_Material supplied_.
────────
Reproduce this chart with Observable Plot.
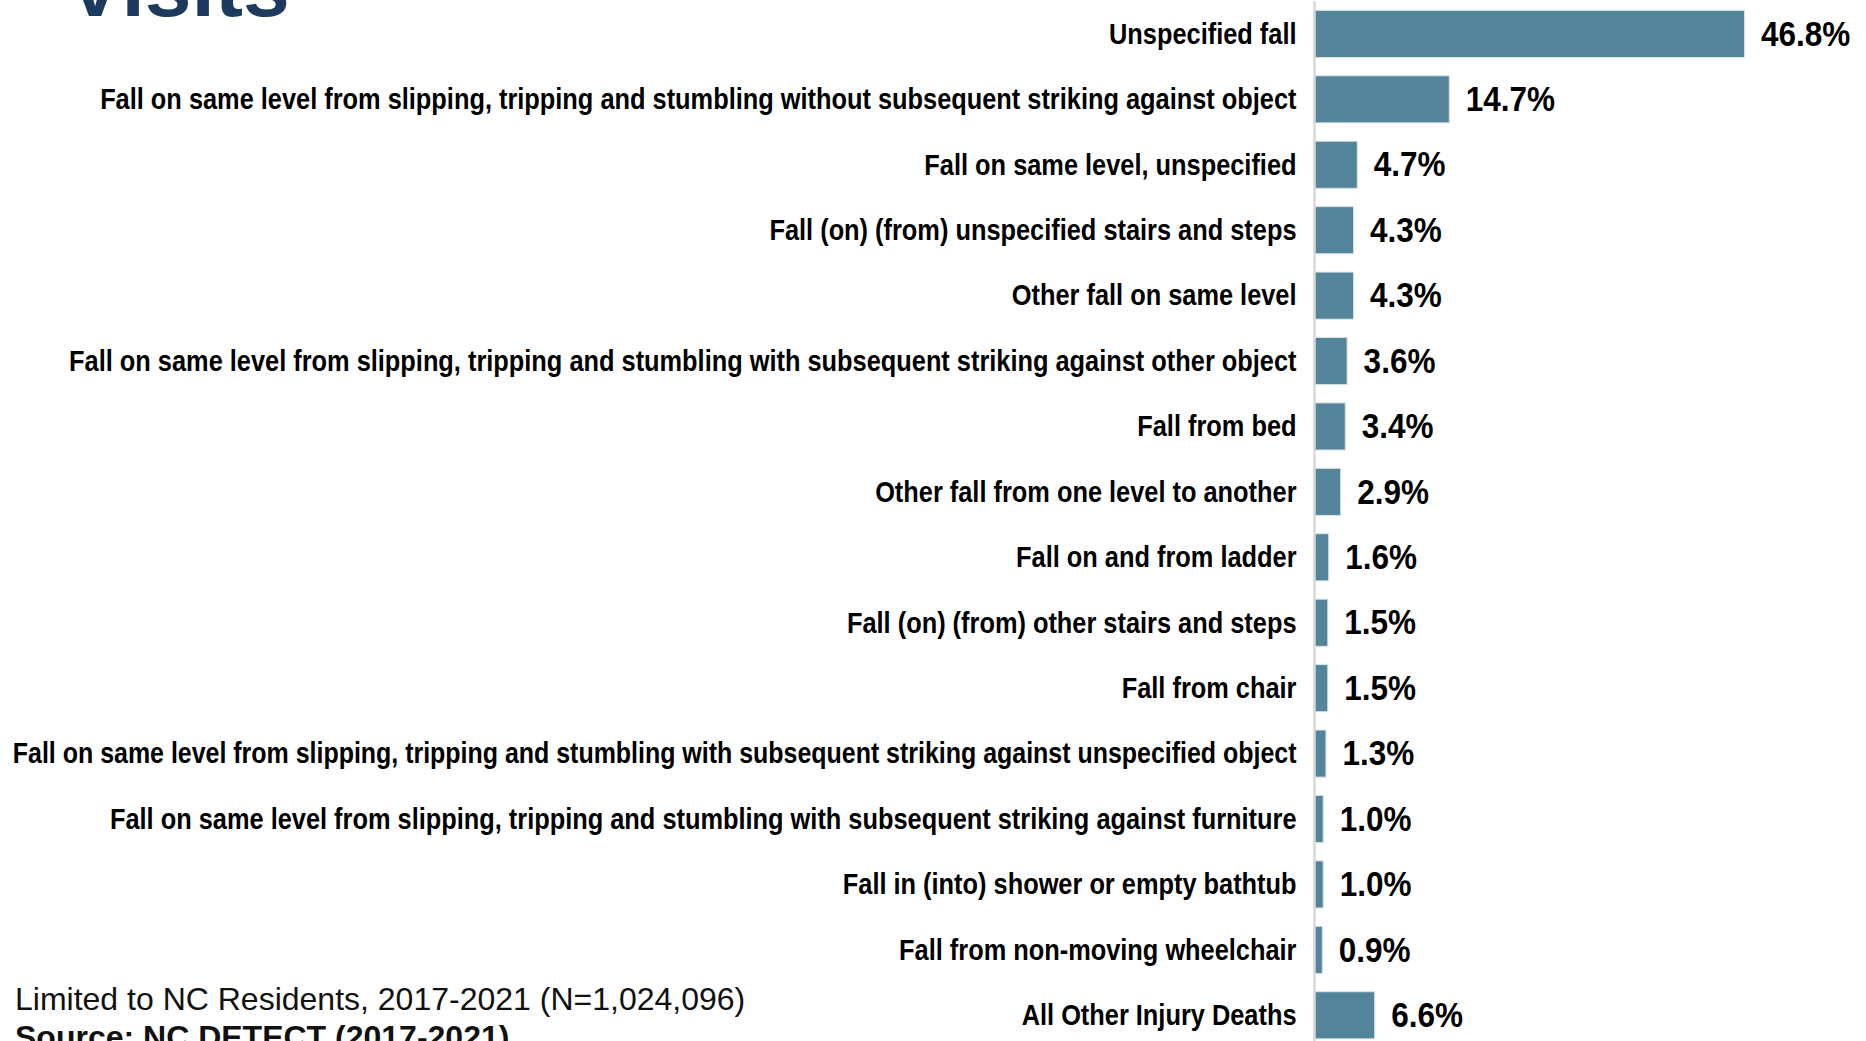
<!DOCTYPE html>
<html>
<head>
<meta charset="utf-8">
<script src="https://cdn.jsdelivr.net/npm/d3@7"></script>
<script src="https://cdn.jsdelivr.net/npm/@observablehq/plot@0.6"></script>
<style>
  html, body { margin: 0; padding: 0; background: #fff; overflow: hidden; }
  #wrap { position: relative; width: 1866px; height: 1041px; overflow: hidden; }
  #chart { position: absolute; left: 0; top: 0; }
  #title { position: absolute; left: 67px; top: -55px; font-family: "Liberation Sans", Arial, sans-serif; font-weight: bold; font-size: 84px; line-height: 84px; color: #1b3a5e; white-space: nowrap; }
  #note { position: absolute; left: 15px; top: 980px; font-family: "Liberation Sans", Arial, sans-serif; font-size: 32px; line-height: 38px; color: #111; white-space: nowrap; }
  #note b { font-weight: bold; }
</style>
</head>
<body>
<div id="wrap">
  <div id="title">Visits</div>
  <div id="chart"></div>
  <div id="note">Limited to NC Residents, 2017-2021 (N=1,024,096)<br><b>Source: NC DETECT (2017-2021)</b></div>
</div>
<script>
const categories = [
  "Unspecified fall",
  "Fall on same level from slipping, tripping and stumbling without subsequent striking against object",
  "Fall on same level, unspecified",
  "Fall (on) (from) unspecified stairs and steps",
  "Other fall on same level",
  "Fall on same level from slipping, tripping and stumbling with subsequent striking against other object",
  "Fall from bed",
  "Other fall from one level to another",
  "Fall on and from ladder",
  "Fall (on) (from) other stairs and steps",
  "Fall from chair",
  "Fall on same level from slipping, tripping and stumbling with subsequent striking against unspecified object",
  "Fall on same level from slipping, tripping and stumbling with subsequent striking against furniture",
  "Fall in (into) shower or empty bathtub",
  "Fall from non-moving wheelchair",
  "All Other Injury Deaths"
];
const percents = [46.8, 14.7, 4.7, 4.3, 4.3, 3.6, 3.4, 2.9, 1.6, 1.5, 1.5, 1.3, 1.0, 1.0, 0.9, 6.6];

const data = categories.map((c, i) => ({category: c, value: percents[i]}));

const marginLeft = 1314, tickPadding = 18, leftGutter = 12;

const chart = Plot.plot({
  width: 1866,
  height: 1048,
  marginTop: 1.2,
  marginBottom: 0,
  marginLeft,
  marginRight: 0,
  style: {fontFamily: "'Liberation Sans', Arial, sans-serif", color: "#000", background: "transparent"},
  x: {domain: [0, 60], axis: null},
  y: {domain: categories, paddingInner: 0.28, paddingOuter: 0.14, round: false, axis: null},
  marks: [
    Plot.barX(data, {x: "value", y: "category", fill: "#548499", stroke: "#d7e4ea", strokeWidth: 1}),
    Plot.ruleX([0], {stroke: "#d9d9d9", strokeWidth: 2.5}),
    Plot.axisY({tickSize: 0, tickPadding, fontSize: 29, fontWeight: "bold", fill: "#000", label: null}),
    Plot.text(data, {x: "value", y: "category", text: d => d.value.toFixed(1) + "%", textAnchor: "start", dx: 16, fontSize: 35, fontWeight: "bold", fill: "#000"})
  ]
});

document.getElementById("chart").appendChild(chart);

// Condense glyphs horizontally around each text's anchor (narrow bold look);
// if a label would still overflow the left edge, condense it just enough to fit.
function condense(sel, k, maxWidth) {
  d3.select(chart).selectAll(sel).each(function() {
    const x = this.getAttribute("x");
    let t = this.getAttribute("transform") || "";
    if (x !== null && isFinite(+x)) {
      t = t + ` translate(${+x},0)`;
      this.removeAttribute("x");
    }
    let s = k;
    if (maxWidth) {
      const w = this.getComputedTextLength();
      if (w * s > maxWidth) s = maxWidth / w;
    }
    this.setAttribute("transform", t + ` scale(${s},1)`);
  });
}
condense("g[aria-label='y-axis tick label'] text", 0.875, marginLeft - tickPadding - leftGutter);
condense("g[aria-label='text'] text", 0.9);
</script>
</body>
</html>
────────
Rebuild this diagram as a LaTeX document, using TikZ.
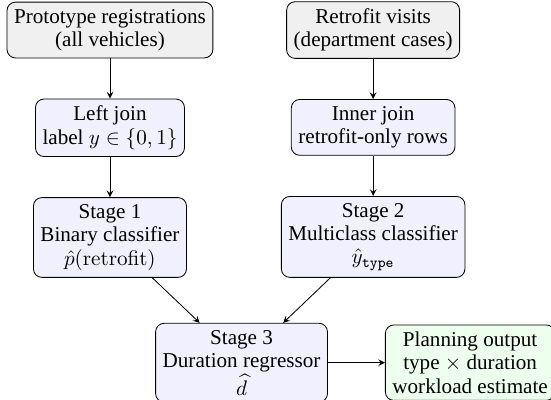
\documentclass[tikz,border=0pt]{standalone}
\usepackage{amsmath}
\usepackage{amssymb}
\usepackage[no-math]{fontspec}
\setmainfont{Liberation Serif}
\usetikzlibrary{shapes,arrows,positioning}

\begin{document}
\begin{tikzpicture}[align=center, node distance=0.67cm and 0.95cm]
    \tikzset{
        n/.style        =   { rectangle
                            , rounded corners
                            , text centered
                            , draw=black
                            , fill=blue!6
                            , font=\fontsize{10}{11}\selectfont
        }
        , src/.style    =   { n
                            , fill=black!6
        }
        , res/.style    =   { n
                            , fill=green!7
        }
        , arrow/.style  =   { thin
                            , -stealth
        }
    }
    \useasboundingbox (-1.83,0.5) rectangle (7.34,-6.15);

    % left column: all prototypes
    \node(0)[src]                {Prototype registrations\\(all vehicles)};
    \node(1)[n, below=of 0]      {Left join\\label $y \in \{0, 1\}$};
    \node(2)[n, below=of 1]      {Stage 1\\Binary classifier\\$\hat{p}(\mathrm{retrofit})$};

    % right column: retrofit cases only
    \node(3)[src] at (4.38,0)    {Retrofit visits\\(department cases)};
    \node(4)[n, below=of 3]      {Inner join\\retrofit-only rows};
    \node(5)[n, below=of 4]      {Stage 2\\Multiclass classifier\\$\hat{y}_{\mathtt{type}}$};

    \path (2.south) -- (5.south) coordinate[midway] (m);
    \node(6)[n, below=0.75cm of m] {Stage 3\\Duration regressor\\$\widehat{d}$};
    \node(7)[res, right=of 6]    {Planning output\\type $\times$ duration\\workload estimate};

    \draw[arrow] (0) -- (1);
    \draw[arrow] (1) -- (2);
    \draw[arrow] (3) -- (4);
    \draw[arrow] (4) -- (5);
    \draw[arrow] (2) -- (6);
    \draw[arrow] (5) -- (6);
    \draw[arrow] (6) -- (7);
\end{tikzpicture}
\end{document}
────────
_Task instructions_. Pictures in the material above should be skipped; print exactly the lines from the one with "Reproduce this chart with Observable Plot." through the one with "1.0, 0.9, 6.6];".

_Output for this exercise_.
Reproduce this chart with Observable Plot.
<!DOCTYPE html>
<html>
<head>
<meta charset="utf-8">
<script src="https://cdn.jsdelivr.net/npm/d3@7"></script>
<script src="https://cdn.jsdelivr.net/npm/@observablehq/plot@0.6"></script>
<style>
  html, body { margin: 0; padding: 0; background: #fff; overflow: hidden; }
  #wrap { position: relative; width: 1866px; height: 1041px; overflow: hidden; }
  #chart { position: absolute; left: 0; top: 0; }
  #title { position: absolute; left: 67px; top: -55px; font-family: "Liberation Sans", Arial, sans-serif; font-weight: bold; font-size: 84px; line-height: 84px; color: #1b3a5e; white-space: nowrap; }
  #note { position: absolute; left: 15px; top: 980px; font-family: "Liberation Sans", Arial, sans-serif; font-size: 32px; line-height: 38px; color: #111; white-space: nowrap; }
  #note b { font-weight: bold; }
</style>
</head>
<body>
<div id="wrap">
  <div id="title">Visits</div>
  <div id="chart"></div>
  <div id="note">Limited to NC Residents, 2017-2021 (N=1,024,096)<br><b>Source: NC DETECT (2017-2021)</b></div>
</div>
<script>
const categories = [
  "Unspecified fall",
  "Fall on same level from slipping, tripping and stumbling without subsequent striking against object",
  "Fall on same level, unspecified",
  "Fall (on) (from) unspecified stairs and steps",
  "Other fall on same level",
  "Fall on same level from slipping, tripping and stumbling with subsequent striking against other object",
  "Fall from bed",
  "Other fall from one level to another",
  "Fall on and from ladder",
  "Fall (on) (from) other stairs and steps",
  "Fall from chair",
  "Fall on same level from slipping, tripping and stumbling with subsequent striking against unspecified object",
  "Fall on same level from slipping, tripping and stumbling with subsequent striking against furniture",
  "Fall in (into) shower or empty bathtub",
  "Fall from non-moving wheelchair",
  "All Other Injury Deaths"
];
const percents = [46.8, 14.7, 4.7, 4.3, 4.3, 3.6, 3.4, 2.9, 1.6, 1.5, 1.5, 1.3, 1.0, 1.0, 0.9, 6.6];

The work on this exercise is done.